Peter Stefan is not a stranger to controversy. Apparently he's been through some of this before.
“[Peter Stefan]’s bent over backwards to serve the least in the community for decades,” said Josh Slocum, executive director of the Funeral Consumers Alliance.

"He's probably one of the few people with the guts to do the right thing," said Lisa Carlson of the Funeral Ethics Organization. …

"He was the only one who would bury gay men dead of AIDS back in the 80s. He did funerals for slain prostitutes that everyone else treated like some sort of subhuman trash,” Slocum said in an email, calling him “a good man of rare character.”

A 2002 profile in the Worcester Telegram and Gazette highlighted Stefan’s soft heart and the free funerals he had given to the downtrodden – from new immigrants to homeless veterans.

“God must have loved the poor, ‘cause he made so many of them. That’s one of my favorite sayings,’” he told the paper. “Nobody seems to give a crap. That’s why I’m involved, to take care of poor people.”
Worcester's police chief is begging for authorities to clear the way for a burial. "We are not barbarians. We bury the dead."

According to an Associated Press story today,
… none of the 120 offers of graves from the U.S. and Canada has worked out because officials in those cities and towns don’t want the body.
I'm glad to hear there were 120 offers of burial sites, even if local authorities seem to have blocked using any of them so far.

For some reason I find this episode extremely upsetting. Boston is being "strong;" this isn't strong.

UPDATE: Apparently they've accomplished a burial. According to the NY Times:

“A courageous and compassionate individual came forward to provide the assistance needed to properly bury the deceased,” read a statement published on the department’s Web site and read on Thursday morning in front of the funeral home that handled Mr. Tsarnaev’s body.

But in the same article, this episode is still inspiring thoughtless nonsense.

The body presented something of a legal quandary, as the interment of a terrorism suspect is rare on American soil ...

Rare? Really? What did they do with John Brown? Or John Wilkes Booth? Or Lee Harvey Oswald? Or David Koresh? Come on. When people are dead, you bury the bodies, unless you are barbarians.

2 comments:

Sarah Lawton said...

That's my old neighborhood in Worcester. Peter Stefan is a hero and has been for a long time.
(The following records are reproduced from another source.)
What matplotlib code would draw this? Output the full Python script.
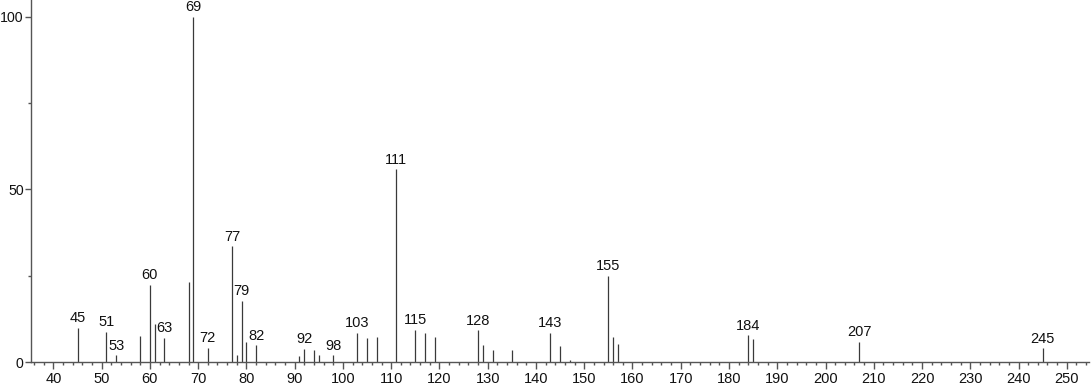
import matplotlib
matplotlib.use("Agg")
import matplotlib.pyplot as plt
from matplotlib.ticker import MultipleLocator

mz = [45, 51, 53, 58, 60, 61, 63, 68, 69, 72, 77, 78, 79, 80, 82,
      91, 92, 94, 95, 98, 103, 105, 107, 111, 115, 117, 119,
      128, 129, 131, 135, 143, 145, 147, 155, 156, 157,
      184, 185, 207, 245]
intensity = [9.9, 8.8, 2.0, 7.5, 22.3, 11.0, 7.0, 23.2, 100.0, 4.1, 33.5, 2.0, 17.7, 5.9, 4.9,
             1.8, 3.9, 3.5, 2.0, 2.0, 8.5, 7.1, 7.2, 55.8, 9.3, 8.5, 7.2,
             9.2, 4.9, 3.7, 3.5, 8.6, 4.6, 0.7, 25.0, 7.2, 5.2,
             7.8, 6.6, 5.9, 4.0]
labeled = [45, 51, 53, 60, 63, 69, 72, 77, 79, 82, 92, 98, 103, 111,
           115, 128, 143, 155, 184, 207, 245]

plt.rcParams['font.family'] = ['Liberation Sans', 'DejaVu Sans']

fig = plt.figure(figsize=(10.91, 3.87), dpi=100)
W, H = 1091, 387
left_px, right_px = 30.7, 1089.0
bottom_px = 387 - 362.3
ax = fig.add_axes([left_px / W, bottom_px / H, (right_px - left_px) / W, 1 - bottom_px / H])

axis_col = '#555555'
ax.vlines(mz, 0, intensity, colors='#3a3a3a', linewidth=0.9)

for m, v in zip(mz, intensity):
    if m in labeled:
        ax.annotate(str(m), xy=(m, v), xytext=(0, 2), textcoords='offset points',
                    ha='center', va='bottom', fontsize=10.5, color='#111111')

ax.set_xlim(35.3, 254.6)
ax.set_ylim(0, 104.8)

ax.spines['top'].set_visible(False)
ax.spines['right'].set_visible(False)
for s in ('left', 'bottom'):
    ax.spines[s].set_color(axis_col)
    ax.spines[s].set_linewidth(1.0)

ax.set_xticks(range(40, 251, 10))
ax.xaxis.set_minor_locator(MultipleLocator(2))
ax.yaxis.set_major_locator(MultipleLocator(50))
ax.yaxis.set_minor_locator(MultipleLocator(25))

ax.tick_params(axis='x', which='major', length=5, width=1.0, color=axis_col,
               labelsize=10.5, labelcolor='#111111', pad=2)
ax.tick_params(axis='y', which='major', length=4.6, width=1.0, color=axis_col,
               labelsize=10.2, labelcolor='#111111', pad=0.5)
ax.tick_params(axis='both', which='minor', length=2.5, width=1.0, color=axis_col)

fig.savefig('out.png', dpi=100)
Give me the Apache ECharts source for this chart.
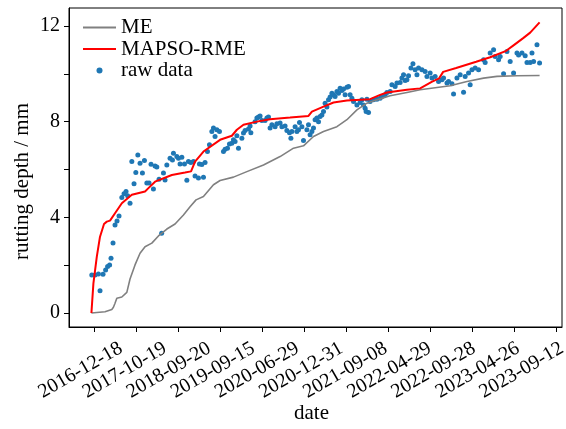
<!DOCTYPE html>
<html lang="en">
<head>
    <meta charset="UTF-8"/>
    <title>rutting depth</title>
    <script src="https://cdn.jsdelivr.net/npm/echarts@6/dist/echarts.min.js"></script>
    <style>
        html, body {margin: 0; padding: 0; background: #fff;}
        #chart {width: 566px; height: 429px;}
    </style>
</head>
<body>
<div id="chart"></div>
<script type="text/javascript">
    // x = measurement position, y = rutting depth (mm)
    var dateLabels = ['2016-12-18', '2017-10-19', '2018-09-20', '2019-09-15', '2020-06-29', '2020-12-31',
        '2021-09-08', '2022-04-29', '2022-09-28', '2023-04-26', '2023-09-12'];
    // where the date labels and the ticks sit on the position axis
    var labelPos = [14.8, 36.85, 58.9, 80.95, 103, 125.05, 147.1, 169.15, 191.2, 213.25, 235.2];
    var tickPos = [1.3, 22.3, 43.3, 64.3, 85.3, 106.3, 127.3, 148.3, 169.3, 190.3, 211.3, 232.3];
    var yTicks = [0, 2, 4, 6, 8, 10, 12];
    var yLabels = [0, 4, 8, 12];

    // raw measurements
    var rawX = [0.2, 1.8, 3.5, 4.3, 5.8, 7.1, 8.1, 9.1, 9.8, 10.8, 11.8, 12.8, 13.8, 15.2, 16.3, 17.3, 18.1, 19.3,
        20.2, 21.3, 22.2, 23.2, 24.3, 25.5, 26.5, 27.7, 28.8, 29.8, 31.0, 31.8, 32.7, 33.8, 35.1, 36.0, 36.8, 37.7,
        39.3, 40.5, 41.0, 42.7, 43.5, 44.3, 45.2, 46.5, 47.7, 48.5, 49.7, 51.0, 51.8, 53.5, 54.0, 55.2, 56.0, 56.8,
        58.0, 59.0, 60.2, 61.0, 61.8, 62.7, 64.0, 66.0, 66.8, 68.0, 69.0, 70.2, 71.0, 71.8, 72.7, 73.5, 75.2, 76.0,
        76.8, 78.5, 79.3, 79.7, 81.8, 82.7, 83.5, 84.3, 85.2, 86.8, 87.7, 88.5, 89.3, 90.2, 91.8, 92.7, 94.3, 95.2,
        96.8, 97.7, 99.0, 99.7, 100.2, 101.8, 102.7, 103.5, 104.0, 105.2, 106.0, 107.7, 108.5, 109.3, 110.2, 111.0,
        111.8, 112.7, 113.5, 114.3, 115.2, 116.0, 116.8, 117.7, 118.5, 119.3, 120.2, 121.0, 121.8, 122.7, 123.5,
        124.3, 125.2, 126.0, 126.8, 127.7, 128.5, 129.3, 130.2, 131.0, 132.7, 134.3, 135.2, 136.0, 136.8, 137.3,
        137.7, 138.5, 139.3, 141.0, 142.7, 144.3, 145.2, 146.8, 147.7, 149.3, 150.2, 151.8, 152.7, 154.3, 155.2,
        156.0, 156.8, 157.7, 158.5, 159.7, 160.7, 161.8, 162.7, 163.5, 165.2, 166.8, 167.7, 169.3, 170.2, 171.8,
        173.5, 175.2, 176.0, 177.7, 178.5, 180.2, 181.0, 182.7, 184.3, 186.0, 186.8, 188.5, 189.3, 190.2, 191.8,
        193.5, 196.0, 196.8, 199.3, 201.0, 201.8, 203.5, 204.3, 206.0, 207.7, 209.3, 211.0, 212.7, 213.5, 215.2,
        216.8, 217.7, 219.3, 220.2, 221.0, 222.7, 224.0];
    var rawDepth = [1.59, 1.59, 1.63, 0.93, 1.62, 1.80, 1.94, 2.01, 2.29, 2.93, 3.68, 3.85, 4.06, 4.83, 4.98, 5.08, 4.90, 4.59,
        6.33, 5.40, 5.87, 6.61, 6.26, 5.85, 6.37, 5.43, 5.43, 6.22, 5.18, 6.15, 6.10, 5.59, 3.33, 5.85, 5.56, 6.19,
        6.47, 6.40, 6.68, 6.54, 6.47, 6.23, 6.51, 6.23, 5.55, 6.33, 6.29, 6.33, 5.73, 5.64, 6.23, 6.21, 5.68, 6.29,
        6.75, 7.03, 7.59, 7.73, 7.38, 7.66, 7.59, 6.75, 6.85, 6.89, 7.07, 7.10, 7.24, 7.17, 7.41, 6.89, 7.31, 7.52,
        7.63, 7.69, 7.82, 7.54, 8.00, 8.15, 8.19, 8.24, 8.05, 8.05, 8.15, 8.19, 7.73, 7.87, 7.79, 7.91, 7.94, 7.79,
        7.82, 7.63, 7.54, 7.31, 7.59, 7.79, 7.59, 7.66, 7.96, 7.79, 7.21, 7.66, 7.87, 7.45, 7.59, 7.73,
        8.08, 8.15, 8.00, 8.21, 8.28, 8.42, 8.77, 8.61, 8.91, 9.03, 9.19, 9.12, 9.05, 9.26, 9.19,
        9.40, 9.30, 9.36, 9.12, 9.44, 9.47, 9.12, 8.98, 8.84, 8.70, 8.80, 8.91, 8.70, 8.56, 8.42,
        8.94, 8.38, 8.84, 8.91, 8.94, 8.98, 9.05, 9.12, 9.22, 9.26, 9.54, 9.47, 9.61, 9.64, 9.82,
        9.96, 9.72, 9.75, 9.92, 10.24, 10.42, 10.17, 9.96, 10.24, 10.17, 10.10, 9.89, 10.03, 9.82, 9.89,
        9.68, 9.75, 9.82, 9.61, 9.68, 9.58, 9.16, 9.82, 9.96, 9.23, 9.89, 10.03, 9.54, 10.17, 10.24,
        10.17, 10.59, 10.47, 10.87, 11.00, 10.72, 10.59, 10.72, 10.00, 10.93, 10.51, 10.03, 10.87, 10.79, 10.87,
        10.75, 10.47, 10.47, 10.87, 10.51, 11.21, 10.45];

    // ME model
    var meX = [0, 6.8, 10.2, 11.0, 11.8, 12.7, 15.2, 17.7, 19.3, 21.8, 24.3, 26.8, 30.2, 33.5, 37.7, 41.8, 46.0, 49.3,
        52.3, 56.0, 61.0, 64.3, 71.0, 77.7, 86.0, 94.3, 101.0, 106.0, 111.0, 116.0, 122.7, 127.7, 132.7, 137.7,
        142.7, 149.3, 157.7, 164.3, 179.3, 187.7, 196.0, 202.7, 212.7, 224.0];
    var meDepth = [0, 0.05, 0.15, 0.24, 0.41, 0.62, 0.67, 0.86, 1.42, 2.01, 2.50, 2.77, 2.92, 3.22, 3.51, 3.72, 4.10, 4.44,
        4.73, 4.87, 5.36, 5.54, 5.68, 5.91, 6.19, 6.54, 6.89, 6.99, 7.38, 7.59, 7.79, 8.08, 8.49, 8.77,
        8.91, 9.08, 9.22, 9.33, 9.50, 9.68, 9.82, 9.89, 9.92, 9.93];

    // MAPSO-RME model
    var rmeX = [0, 1.0, 2.7, 4.3, 6.3, 7.7, 9.3, 11.8, 15.2, 20.2, 26.8, 28.5, 31.8, 40.2, 46.8, 49.8, 51.8, 56.0,
        64.3, 70.2, 72.7, 76.0, 82.7, 89.3, 99.3, 108.5, 110.2, 116.0, 121.0, 127.7, 139.3, 144.3, 147.7, 157.7,
        164.3, 170.3, 173.8, 175.8, 182.3, 192.3, 199.3, 207.3, 211.3, 215.8, 219.3, 224.0];
    var rmeDepth = [0, 1.24, 2.36, 3.19, 3.72, 3.82, 3.86, 4.17, 4.59, 4.94, 5.08, 5.22, 5.49, 5.77, 5.87, 5.92, 6.33, 6.75,
        7.24, 7.41, 7.66, 7.87, 8.00, 8.10, 8.17, 8.24, 8.42, 8.63, 8.80, 8.88, 8.94, 9.12, 9.22, 9.33,
        9.39, 9.67, 9.81, 10.08, 10.24, 10.50, 10.69, 10.96, 11.21, 11.49, 11.72, 12.15];

    function pairs(xs, ys) {
        var out = [];
        for (var i = 0; i < xs.length; i++) {
            out.push([xs[i], ys[i]]);
        }
        return out;
    }

    var font = 'Liberation Serif';
    var myChart = echarts.init(document.getElementById('chart'));
    var option = {
        animation: false,
        textStyle: {fontFamily: font, color: '#000'},
        grid: {
            left: 69, right: 4, top: 8, bottom: 102,
            containLabel: false,
            outerBoundsMode: 'none',
            show: true, borderColor: '#000', borderWidth: 1
        },
        // y title sits a little below the middle of the axis, as in the source figure
        graphic: [{
            type: 'text',
            left: 12, top: 103,
            rotation: Math.PI / 2,
            style: {text: 'rutting depth / mm', fontFamily: font, fontSize: 21, fill: '#000'}
        }],
        legend: {
            orient: 'vertical',
            left: 82, top: 17,
            padding: 0,
            itemGap: 0.5,
            itemWidth: 33,
            itemHeight: 6,
            textStyle: {fontFamily: font, fontSize: 21, color: '#000', lineHeight: 20},
            data: [
                {name: 'ME', itemStyle: {opacity: 0}},
                {name: 'MAPSO-RME', itemStyle: {opacity: 0}},
                {name: 'raw data', icon: 'circle'}
            ]
        },
        xAxis: {
            type: 'value',
            min: -11.2,
            max: 235.2,
            name: 'date',
            nameLocation: 'middle',
            nameGap: 76,
            nameMoveOverlap: false,
            nameTextStyle: {fontFamily: font, fontSize: 21, color: '#000', padding: [0, 8, 0, 0]},
            splitLine: {show: false},
            axisLine: {show: true, onZero: false, lineStyle: {color: '#000', width: 1}},
            axisTick: {show: true, length: 5, inside: false, customValues: tickPos, lineStyle: {color: '#000'}},
            axisLabel: {
                customValues: labelPos,
                rotate: 30,
                margin: 20,
                fontFamily: font,
                fontSize: 20,
                color: '#000',
                formatter: function (value) {
                    var best = 0;
                    for (var i = 1; i < labelPos.length; i++) {
                        if (Math.abs(labelPos[i] - value) < Math.abs(labelPos[best] - value)) best = i;
                    }
                    return dateLabels[best];
                }
            }
        },
        yAxis: {
            type: 'value',
            min: -0.585,
            max: 12.75,
            splitLine: {show: false},
            axisLine: {show: true, onZero: false, lineStyle: {color: '#000', width: 1}},
            axisTick: {show: true, length: 5, inside: false, customValues: yTicks, lineStyle: {color: '#000'}},
            axisLabel: {
                customValues: yLabels,
                margin: 9,
                fontFamily: font,
                fontSize: 20,
                color: '#000'
            }
        },
        series: [
            {
                name: 'raw data',
                type: 'scatter',
                data: pairs(rawX, rawDepth),
                symbolSize: 5,
                itemStyle: {color: '#1f77b4', opacity: 1},
                z: 2
            },
            {
                name: 'ME',
                type: 'line',
                data: pairs(meX, meDepth),
                showSymbol: false,
                symbol: 'none',
                lineStyle: {color: '#808080', width: 1.6},
                itemStyle: {color: '#808080'},
                z: 3
            },
            {
                name: 'MAPSO-RME',
                type: 'line',
                data: pairs(rmeX, rmeDepth),
                showSymbol: false,
                symbol: 'none',
                lineStyle: {color: '#ff0000', width: 2},
                itemStyle: {color: '#ff0000'},
                z: 4
            }
        ]
    };
    myChart.setOption(option);
</script>
</body>
</html>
Agree with you that this episode was very disturbing. Apparently we were supposed to put the head on a pike and display it for a month?

Funny you should mention John Brown. We visited his grave near Lake Placid, NY just last summer. Local abolitionists put up a fine memorial to him there on his family's farm.

janinsanfran said...

Hi Sarah. You are not the only one who has asked about my including John Brown. I had been thinking about whether he counted as a terrorist -- a post will follow eventually.